→ TASK BRIEF
Without the pictures, reproduce the records that follow exactly.

→ DATASET RECORDS
* Start *

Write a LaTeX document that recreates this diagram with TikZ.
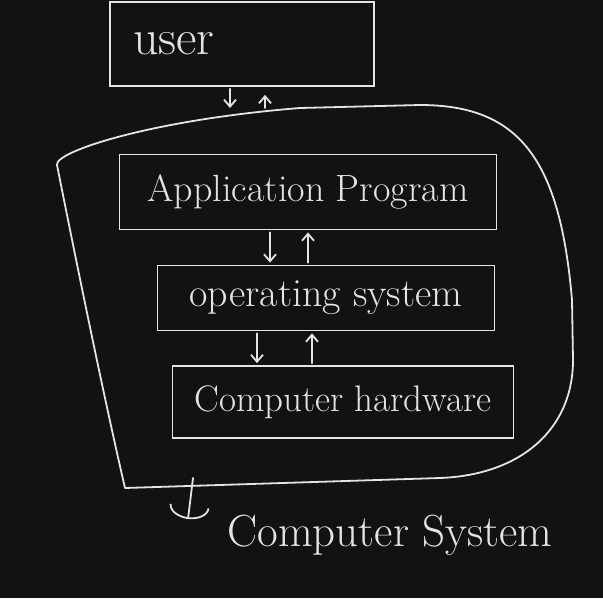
\documentclass[tikz,border=0pt]{standalone}
\usetikzlibrary{arrows.meta}
\definecolor{board}{HTML}{121212}
\definecolor{chalk}{HTML}{E4E4E4}
\begin{document}
\begin{tikzpicture}[x=1pt, y=-1pt]
    % Define styles
    \tikzset{
        layer/.style={draw=chalk, line width=1.8pt, inner sep=0pt, text=chalk, font=\fontsize{38}{42}\selectfont},
        hand/.style={draw=chalk, line width=1.8pt, line cap=round, line join=round},
        flow/.style={hand, -{Straight Barb[length=7pt, width=12pt]}, shorten <=2pt, shorten >=2pt},
        hook/.style={hand, -{Arc Barb[length=13pt, width=40pt]}}
    }

    % Board
    \fill[board] (0,0) rectangle (603,598);
    \useasboundingbox (0,0) rectangle (603,598);

    % User box
    \node[layer, minimum width=264pt, minimum height=84pt, text width=218pt, align=left, font=\fontsize{50}{56}\selectfont] (user) at (242,44) {user};

    % Computer system outline
    \draw[hand] (125,488) .. controls (100,380) and (70,230) .. (57,165)
        .. controls (54,152) and (150,120) .. (300,108)
        -- (420,105) .. controls (520,105) and (560,160) .. (572,300)
        -- (573,360) .. controls (573,430) and (520,475) .. (440,478) -- cycle;
    \coordinate (top) at (245,110);

    % Layers
    \node[layer, minimum width=377pt, minimum height=75pt] (app) at (308,192) {Application Program};
    \node[layer, minimum width=337pt, minimum height=65pt, font=\fontsize{40}{44}\selectfont] (os) at (326,298) {operating system};
    \node[layer, minimum width=341pt, minimum height=72pt, font=\fontsize{37}{42}\selectfont] (hw) at (343,402) {Computer hardware};

    % Arrows
    \draw[flow] ([xshift=-12pt]user.south) -- ([xshift=-12pt]user.south |- top);
    \draw[flow, shorten >=8pt] ([xshift=23pt]user.south |- top) -- ([xshift=23pt]user.south);
    \draw[flow] ([xshift=-38pt]app.south) -- ([xshift=-38pt]app.south |- os.north);
    \draw[flow] ([xshift=0pt]app.south |- os.north) -- ([xshift=0pt]app.south);
    \draw[flow] ([xshift=-69pt]os.south) -- ([xshift=-69pt]os.south |- hw.north);
    \draw[flow] ([xshift=-14pt]os.south |- hw.north) -- ([xshift=-14pt]os.south);

    % Label
    \coordinate (base) at (193,478);
    \coordinate (tip) at (188,519);
    \draw[hook] (base) -- (tip);
    \node[text=chalk, font=\fontsize{45}{50}\selectfont] (sys) at (390,535) {Computer System};
\end{tikzpicture}
\end{document}
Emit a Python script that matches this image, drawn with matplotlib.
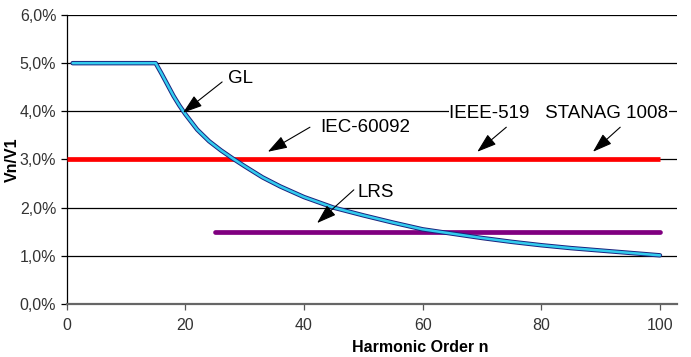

* End *

→ EXERCISE SOLUTION
Write a LaTeX document that recreates this diagram with TikZ.
\documentclass[tikz,border=0pt]{standalone}
\usetikzlibrary{arrows.meta}
\definecolor{board}{HTML}{121212}
\definecolor{chalk}{HTML}{E4E4E4}
\begin{document}
\begin{tikzpicture}[x=1pt, y=-1pt]
    % Define styles
    \tikzset{
        layer/.style={draw=chalk, line width=1.8pt, inner sep=0pt, text=chalk, font=\fontsize{38}{42}\selectfont},
        hand/.style={draw=chalk, line width=1.8pt, line cap=round, line join=round},
        flow/.style={hand, -{Straight Barb[length=7pt, width=12pt]}, shorten <=2pt, shorten >=2pt},
        hook/.style={hand, -{Arc Barb[length=13pt, width=40pt]}}
    }

    % Board
    \fill[board] (0,0) rectangle (603,598);
    \useasboundingbox (0,0) rectangle (603,598);

    % User box
    \node[layer, minimum width=264pt, minimum height=84pt, text width=218pt, align=left, font=\fontsize{50}{56}\selectfont] (user) at (242,44) {user};

    % Computer system outline
    \draw[hand] (125,488) .. controls (100,380) and (70,230) .. (57,165)
        .. controls (54,152) and (150,120) .. (300,108)
        -- (420,105) .. controls (520,105) and (560,160) .. (572,300)
        -- (573,360) .. controls (573,430) and (520,475) .. (440,478) -- cycle;
    \coordinate (top) at (245,110);

    % Layers
    \node[layer, minimum width=377pt, minimum height=75pt] (app) at (308,192) {Application Program};
    \node[layer, minimum width=337pt, minimum height=65pt, font=\fontsize{40}{44}\selectfont] (os) at (326,298) {operating system};
    \node[layer, minimum width=341pt, minimum height=72pt, font=\fontsize{37}{42}\selectfont] (hw) at (343,402) {Computer hardware};

    % Arrows
    \draw[flow] ([xshift=-12pt]user.south) -- ([xshift=-12pt]user.south |- top);
    \draw[flow, shorten >=8pt] ([xshift=23pt]user.south |- top) -- ([xshift=23pt]user.south);
    \draw[flow] ([xshift=-38pt]app.south) -- ([xshift=-38pt]app.south |- os.north);
    \draw[flow] ([xshift=0pt]app.south |- os.north) -- ([xshift=0pt]app.south);
    \draw[flow] ([xshift=-69pt]os.south) -- ([xshift=-69pt]os.south |- hw.north);
    \draw[flow] ([xshift=-14pt]os.south |- hw.north) -- ([xshift=-14pt]os.south);

    % Label
    \coordinate (base) at (193,478);
    \coordinate (tip) at (188,519);
    \draw[hook] (base) -- (tip);
    \node[text=chalk, font=\fontsize{45}{50}\selectfont] (sys) at (390,535) {Computer System};
\end{tikzpicture}
\end{document}
Emit a Python script that matches this image, drawn with matplotlib.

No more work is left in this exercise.